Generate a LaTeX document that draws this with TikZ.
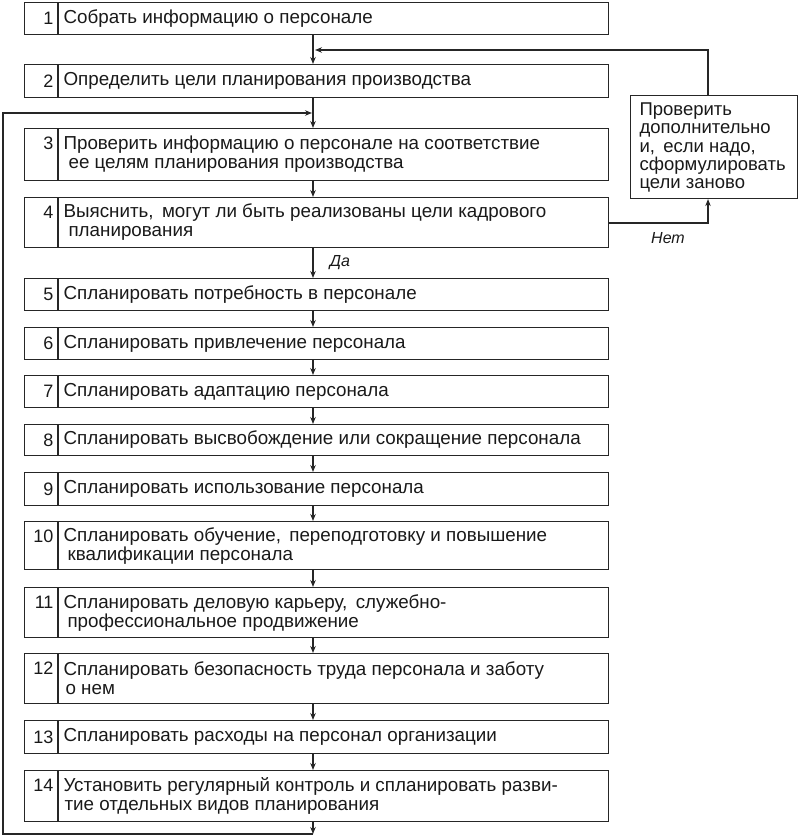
\documentclass[tikz,border=0pt]{standalone}
\usepackage{fontspec}
\setmainfont{Liberation Sans}
\usetikzlibrary{arrows.meta}
\begin{document}
\begin{tikzpicture}[x=1pt,y=-1pt,
  line width=1.1pt, color=black!85,
  box/.style={draw=black!85, rectangle, inner sep=0pt, anchor=north west, minimum width=584pt},
  txt/.style={inner sep=0pt, anchor=west, align=left, text=black!90, font=\fontsize{18.8}{19}\selectfont},
  num/.style={inner sep=0pt, anchor=east, text=black!90, font=\fontsize{18}{19}\selectfont},
  lbl/.style={inner sep=0pt, text=black!90, font=\fontsize{16}{18}\selectfont\itshape},
  arr/.style={-{Stealth[length=7pt,width=5.5pt]}}]
\useasboundingbox (0,0) rectangle (799,838);
\newcommand\onebox[5]{%
  \node[box, minimum height=#4pt] (#1) at (24,#3) {};
  \draw ([xshift=34pt]#1.north west) -- ([xshift=34pt]#1.south west);
  \node[num] (#1n) at ([xshift=30pt]#1.west) {#2};
  \node[txt] (#1t) at ([xshift=39pt]#1.west) {#5};}
\newcommand\twobox[5]{%
  \node[box, minimum height=#4pt] (#1) at (24,#3) {};
  \draw ([xshift=34pt]#1.north west) -- ([xshift=34pt]#1.south west);
  \node[num] (#1n) at ([xshift=30pt,yshift=-15pt]#1.north west) {#2};
  \node[txt] (#1t) at ([xshift=39pt]#1.west) {#5};}
\onebox{b1}{1}{2}{32}{Собрать информацию о персонале}
\onebox{b2}{2}{64}{33}{Определить цели планирования производства}
\twobox{b3}{3}{128}{52}{Проверить информацию о персонале на соответствие\\\hspace*{5pt}ее целям планирования производства}
\twobox{b4}{4}{197}{50}{Выяснить,\, могут ли быть реализованы цели кадрового\\\hspace*{5pt}планирования}
\onebox{b5}{5}{278}{32}{Спланировать потребность в персонале}
\onebox{b6}{6}{327}{32}{Спланировать привлечение персонала}
\onebox{b7}{7}{375}{32}{Спланировать адаптацию персонала}
\onebox{b8}{8}{424}{31}{Спланировать высвобождение или сокращение персонала}
\onebox{b9}{9}{472}{33}{Спланировать использование персонала}
\twobox{b10}{10}{521}{48}{Спланировать обучение,\, переподготовку и повышение\\\hspace*{4pt}квалификации персонала}
\twobox{b11}{11}{587}{50}{Спланировать деловую карьеру,\, служебно-\\\hspace*{4pt}профессиональное продвижение}
\twobox{b12}{12}{653}{50}{Спланировать безопасность труда персонала и заботу\\\hspace*{2pt}о нем}
\onebox{b13}{13}{720}{33}{Спланировать расходы на персонал организации}
\twobox{b14}{14}{770}{51}{Установить регулярный контроль и спланировать разви-\\\hspace*{1pt}тие отдельных видов планирования}
% check box
\node[draw=black!85, rectangle, inner sep=0pt, anchor=north west, minimum width=167pt, minimum height=103pt] (chk) at (630,95) {};
\node[inner sep=0pt, anchor=north west, align=left, text=black!90, font=\fontsize{18.5}{18.4}\selectfont] (chkt) at (639,102) {Проверить\\дополнительно\\и,\, если надо,\\сформулировать\\цели заново};
% arrows
\coordinate (ax) at (313,0);
\draw[arr] (b1.south -| ax) -- (b2.north -| ax);
\draw[arr] (b2.south -| ax) -- (b3.north -| ax);
\draw[arr] (b3.south -| ax) -- (b4.north -| ax);
\draw[arr] (b4.south -| ax) -- (b5.north -| ax);
\draw[arr] (b5.south -| ax) -- (b6.north -| ax);
\draw[arr] (b6.south -| ax) -- (b7.north -| ax);
\draw[arr] (b7.south -| ax) -- (b8.north -| ax);
\draw[arr] (b8.south -| ax) -- (b9.north -| ax);
\draw[arr] (b9.south -| ax) -- (b10.north -| ax);
\draw[arr] (b10.south -| ax) -- (b11.north -| ax);
\draw[arr] (b11.south -| ax) -- (b12.north -| ax);
\draw[arr] (b12.south -| ax) -- (b13.north -| ax);
\draw[arr] (b13.south -| ax) -- (b14.north -| ax);
% feedback loop bottom
\coordinate (lb) at (313,834);
\coordinate (ll) at (3,834);
\coordinate (lt) at (3,113);
\coordinate (lj) at (312,113);
\draw[arr] (b14.south -| ax) -- (lb);
\draw[arr] (lb) -- (ll) -- (lt) -- (lj);
% no loop
\coordinate (nr) at (708,223);
\coordinate (nt) at (708,50);
\coordinate (nj) at (315,50);
\draw[arr] (b4.east |- nr) -- (nr) -- (chk.south -| nr);
\draw[arr] (chk.north -| nr) -- (nt) -- (nj);
\node[lbl] (da) at (340,263) {Да};
\node[lbl] (net) at (668,238) {Нет};
\end{tikzpicture}
\end{document}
········
SET TASK
All the material shown above is to be copied exactly, with no pictures carried over.

FINISHED ANSWER
Generate a LaTeX document that draws this with TikZ.
\documentclass[tikz,border=0pt]{standalone}
\usepackage{fontspec}
\setmainfont{Liberation Sans}
\usetikzlibrary{arrows.meta}
\begin{document}
\begin{tikzpicture}[x=1pt,y=-1pt,
  line width=1.1pt, color=black!85,
  box/.style={draw=black!85, rectangle, inner sep=0pt, anchor=north west, minimum width=584pt},
  txt/.style={inner sep=0pt, anchor=west, align=left, text=black!90, font=\fontsize{18.8}{19}\selectfont},
  num/.style={inner sep=0pt, anchor=east, text=black!90, font=\fontsize{18}{19}\selectfont},
  lbl/.style={inner sep=0pt, text=black!90, font=\fontsize{16}{18}\selectfont\itshape},
  arr/.style={-{Stealth[length=7pt,width=5.5pt]}}]
\useasboundingbox (0,0) rectangle (799,838);
\newcommand\onebox[5]{%
  \node[box, minimum height=#4pt] (#1) at (24,#3) {};
  \draw ([xshift=34pt]#1.north west) -- ([xshift=34pt]#1.south west);
  \node[num] (#1n) at ([xshift=30pt]#1.west) {#2};
  \node[txt] (#1t) at ([xshift=39pt]#1.west) {#5};}
\newcommand\twobox[5]{%
  \node[box, minimum height=#4pt] (#1) at (24,#3) {};
  \draw ([xshift=34pt]#1.north west) -- ([xshift=34pt]#1.south west);
  \node[num] (#1n) at ([xshift=30pt,yshift=-15pt]#1.north west) {#2};
  \node[txt] (#1t) at ([xshift=39pt]#1.west) {#5};}
\onebox{b1}{1}{2}{32}{Собрать информацию о персонале}
\onebox{b2}{2}{64}{33}{Определить цели планирования производства}
\twobox{b3}{3}{128}{52}{Проверить информацию о персонале на соответствие\\\hspace*{5pt}ее целям планирования производства}
\twobox{b4}{4}{197}{50}{Выяснить,\, могут ли быть реализованы цели кадрового\\\hspace*{5pt}планирования}
\onebox{b5}{5}{278}{32}{Спланировать потребность в персонале}
\onebox{b6}{6}{327}{32}{Спланировать привлечение персонала}
\onebox{b7}{7}{375}{32}{Спланировать адаптацию персонала}
\onebox{b8}{8}{424}{31}{Спланировать высвобождение или сокращение персонала}
\onebox{b9}{9}{472}{33}{Спланировать использование персонала}
\twobox{b10}{10}{521}{48}{Спланировать обучение,\, переподготовку и повышение\\\hspace*{4pt}квалификации персонала}
\twobox{b11}{11}{587}{50}{Спланировать деловую карьеру,\, служебно-\\\hspace*{4pt}профессиональное продвижение}
\twobox{b12}{12}{653}{50}{Спланировать безопасность труда персонала и заботу\\\hspace*{2pt}о нем}
\onebox{b13}{13}{720}{33}{Спланировать расходы на персонал организации}
\twobox{b14}{14}{770}{51}{Установить регулярный контроль и спланировать разви-\\\hspace*{1pt}тие отдельных видов планирования}
% check box
\node[draw=black!85, rectangle, inner sep=0pt, anchor=north west, minimum width=167pt, minimum height=103pt] (chk) at (630,95) {};
\node[inner sep=0pt, anchor=north west, align=left, text=black!90, font=\fontsize{18.5}{18.4}\selectfont] (chkt) at (639,102) {Проверить\\дополнительно\\и,\, если надо,\\сформулировать\\цели заново};
% arrows
\coordinate (ax) at (313,0);
\draw[arr] (b1.south -| ax) -- (b2.north -| ax);
\draw[arr] (b2.south -| ax) -- (b3.north -| ax);
\draw[arr] (b3.south -| ax) -- (b4.north -| ax);
\draw[arr] (b4.south -| ax) -- (b5.north -| ax);
\draw[arr] (b5.south -| ax) -- (b6.north -| ax);
\draw[arr] (b6.south -| ax) -- (b7.north -| ax);
\draw[arr] (b7.south -| ax) -- (b8.north -| ax);
\draw[arr] (b8.south -| ax) -- (b9.north -| ax);
\draw[arr] (b9.south -| ax) -- (b10.north -| ax);
\draw[arr] (b10.south -| ax) -- (b11.north -| ax);
\draw[arr] (b11.south -| ax) -- (b12.north -| ax);
\draw[arr] (b12.south -| ax) -- (b13.north -| ax);
\draw[arr] (b13.south -| ax) -- (b14.north -| ax);
% feedback loop bottom
\coordinate (lb) at (313,834);
\coordinate (ll) at (3,834);
\coordinate (lt) at (3,113);
\coordinate (lj) at (312,113);
\draw[arr] (b14.south -| ax) -- (lb);
\draw[arr] (lb) -- (ll) -- (lt) -- (lj);
% no loop
\coordinate (nr) at (708,223);
\coordinate (nt) at (708,50);
\coordinate (nj) at (315,50);
\draw[arr] (b4.east |- nr) -- (nr) -- (chk.south -| nr);
\draw[arr] (chk.north -| nr) -- (nt) -- (nj);
\node[lbl] (da) at (340,263) {Да};
\node[lbl] (net) at (668,238) {Нет};
\end{tikzpicture}
\end{document}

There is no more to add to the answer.